18. This love is totally different to anything you’ll have every felt before

Everyone has always said this: the love you feel for your child is inexplainable, and you have to experience it to understand. I finally get it. I cannot put into words the innate, complex, all-encompassing love I feel for my daughter, but it’s the most powerful feeling I’ve ever felt.

19. You will crave some time to yourself, but then miss your child or feel mum guilt when you get it

Despite really wanting to paint my nails or write blog posts like this, I miss my daughter when I’m doing these things. I want to go and check on her, and cuddle her, even though she’s perfectly fine with her dad downstairs. I also am constantly thinking “maybe I should be pumping milk, instead of doing this” or “I shouldn’t waste this bonding time with her while she’s awake on something less important.” Forget ‘Velcro baby’, maybe I’m a ‘Velcro mum’!

20. Your body isn’t just your body anymore - but that isn’t a bad thing

It can feel like a lot when your body is still in pain weeks after giving birth, or hurts from feeding baby, but remember, ultimately, your body is now also someone else’s safe place, their ground zero, their home. It’s where they lived for nine months, where they can come back to (albeit on, rather than in, lol) when the big noisy world with all its sights and smells are too much.

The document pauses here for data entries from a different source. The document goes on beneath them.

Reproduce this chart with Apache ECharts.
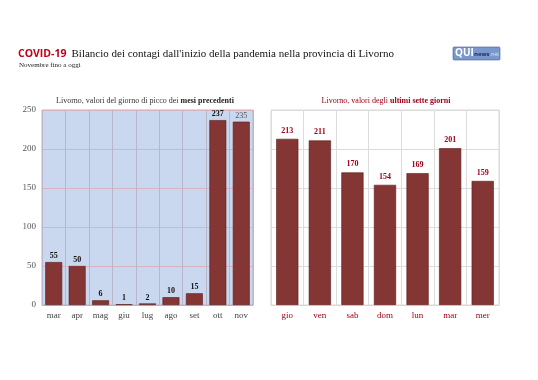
<!DOCTYPE html>
<html><head><meta charset="utf-8">
<script src="https://cdn.jsdelivr.net/npm/echarts@6/dist/echarts.min.js"></script>
<style>html,body{margin:0;padding:0;background:#fff}#c{width:538px;height:380px}</style>
</head><body><div id="c"></div>
<script>
const monthCats = ['mar','apr','mag','giu','lug','ago','set','ott','nov'];
const monthVals = [55,50,6,1,2,10,15,237,235];
const dayCats = ['gio','ven','sab','dom','lun','mar','mer'];
const dayVals = [213,211,170,154,169,201,159];

const serif = '"Liberation Serif", "DejaVu Serif", serif';
const barColor = '#843634';
const chart = echarts.init(document.getElementById('c'));
chart.setOption({
  animation:false,
  backgroundColor:'#ffffff',
  title:[
    {text:'{r|COVID-19} {b|Bilancio dei contagi dall\'inizio della pandemia nella provincia di Livorno}',left:13,top:40,
     textStyle:{fontWeight:'normal',rich:{r:{fontFamily:'"Open Sans", "Noto Sans", sans-serif',fontWeight:'bold',fontSize:10.5,color:'#c0001a'},
                      b:{fontFamily:serif,fontWeight:'normal',fontSize:11,color:'#111'}}}},
    {text:'Novembre fino a oggi',left:14,top:57,textStyle:{fontFamily:serif,fontSize:7,color:'#222',fontWeight:'normal'}},
    {text:'Livorno, valori del giorno di picco dei {b|mesi precedenti}',left:140,top:92,textAlign:'center',
     textStyle:{fontFamily:serif,fontSize:8,color:'#333',fontWeight:'normal',rich:{b:{fontFamily:serif,fontSize:8,fontWeight:'bold',color:'#222'}}}},
    {text:'Livorno, valori degli {b|ultimi sette giorni}',left:381,top:92,textAlign:'center',
     textStyle:{fontFamily:serif,fontSize:8,color:'#a0001a',fontWeight:'normal',rich:{b:{fontFamily:serif,fontSize:8,fontWeight:'bold',color:'#a0001a'}}}}
  ],
  graphic:[
    {type:'rect',shape:{x:453,y:47,width:47,height:13,r:1},style:{fill:'#7b98cc',stroke:'#3c5f9e',lineWidth:0.6}},
    {type:'text',style:{x:455,y:53.5,text:'QUI',fill:'#ffffff',font:'bold 10px "Open Sans", sans-serif',textVerticalAlign:'middle',verticalAlign:'middle'}},
    {type:'text',style:{x:474,y:54,text:'news',fill:'#1b2f66',font:'bold 6px "Open Sans", sans-serif',textVerticalAlign:'middle',verticalAlign:'middle'}},
    {type:'text',style:{x:490,y:54.5,text:'.net',fill:'#dfe7f5',font:'5px "Open Sans", sans-serif',textVerticalAlign:'middle',verticalAlign:'middle'}}
  ],
  grid:[
    {left:42,top:110,width:211,height:195,show:true,backgroundColor:'#c9d7ef',borderColor:'#b9b3c8',borderWidth:1},
    {left:271,top:110,width:228,height:195,show:true,backgroundColor:'#ffffff',borderColor:'#d8d8d8',borderWidth:1}
  ],
  xAxis:[
    {type:'category',gridIndex:0,data:monthCats,axisTick:{show:false},axisLine:{show:true,lineStyle:{color:'#b9b3c8'}},
     axisLabel:{fontFamily:serif,fontSize:9,color:'#444',margin:6},
     splitLine:{show:true,lineStyle:{color:'#b9b6cc',width:1}}},
    {type:'category',gridIndex:1,data:dayCats,axisTick:{show:false},axisLine:{show:true,lineStyle:{color:'#d8d8d8'}},
     axisLabel:{fontFamily:serif,fontSize:9,color:'#a0001a',margin:6},
     splitLine:{show:true,lineStyle:{color:'#dcdcdc',width:1}}}
  ],
  yAxis:[
    {type:'value',gridIndex:0,min:0,max:250,interval:50,axisLine:{show:false},axisTick:{show:false},
     axisLabel:{fontFamily:serif,fontSize:9,color:'#555',margin:6},
     splitLine:{show:true,lineStyle:{color:'#d9b3c3',width:1}}},
    {type:'value',gridIndex:1,min:0,max:250,interval:50,axisLine:{show:false},axisTick:{show:false},
     axisLabel:{show:false},splitLine:{show:true,lineStyle:{color:'#dcdcdc',width:1}}}
  ],
  series:[
    {type:'bar',xAxisIndex:0,yAxisIndex:0,barWidth:'72%',
     data:monthVals.map((v,i)=>({value:v,label:(i===monthVals.length-1)?{fontWeight:'normal',color:'#555'}:{}})),
     itemStyle:{color:barColor,borderColor:'#5e1a18',borderWidth:0.6},
     label:{show:true,position:'top',distance:2,fontFamily:serif,fontSize:8,fontWeight:'bold',color:'#111'}},
    {type:'bar',xAxisIndex:1,yAxisIndex:1,barWidth:'68%',data:dayVals,
     itemStyle:{color:barColor,borderColor:'#5e1a18',borderWidth:0.6},
     label:{show:true,position:'top',distance:4,fontFamily:serif,fontSize:8,fontWeight:'bold',color:'#a0001a'}}
  ]
});
</script></body></html>
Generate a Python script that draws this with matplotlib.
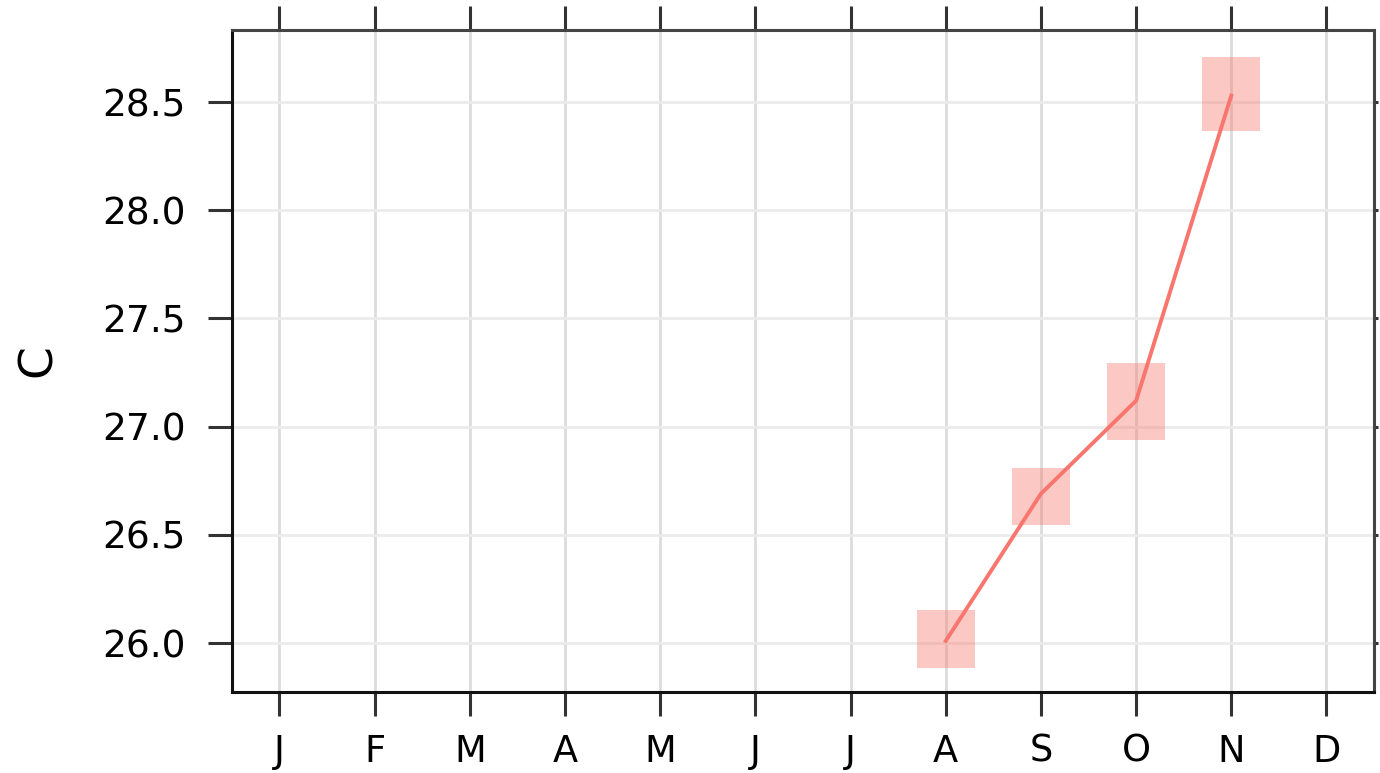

Initially, I was very hard on my body, due to some of the circumstances surrounding my daughter’s birth, and my struggles with breastfeeding, but I realise, how can I criticise this vessel that literally brought life into the world, and continues to provide comfort to my most precious thing?

Also, and this probably isn’t very politically correct of me to say these days, but after being pregnant for nine months, you’ll feel the skinniest you’ve felt in ages haha! I wore a crop top, something I’d never have worn pre-pregnancy, to register my daughter’s birth!

About myself…

BONUS POINT. This month really has been the strangest of my life… and I’ve had some strange times in the last 30-odd years; however, ultimately, it has made me realise I am stronger than I know. Despite the crisis of confidence, despite the anxiety, despite the worries, my daughter and I are thriving at the end of month 1. I can’t credit that all to myself (my partner is phenomenal, I have a good support network, and my daughter herself is an absolute dream), but as Snoop Dogg says “last but not least, I want to thank ME!”

I built this little life with my very own body, I birthed her from my body, I continue to provide comfort for her with this body, still have it operate for me too, and do it all on a lot of broken sleep! Even as I type this though, and despite being pregnant for the best part of a year, I still can’t quite believe this human being grew and came out of my body?!

A final thought - though one I must admit I have poached from a friend, who reassured me when I had my day 9 hormone drop: reframe anything you’re worried about as 'mum bingo’. Everything is an opportunity to mark off another square on your mum bingo card. Solo parenting for a day? Ticked. Leaving her alone in her Moses basket while popping to the bathroom? All good. First poonami? Nailed ittttt (that was super gross though… how does poop get so high up?!)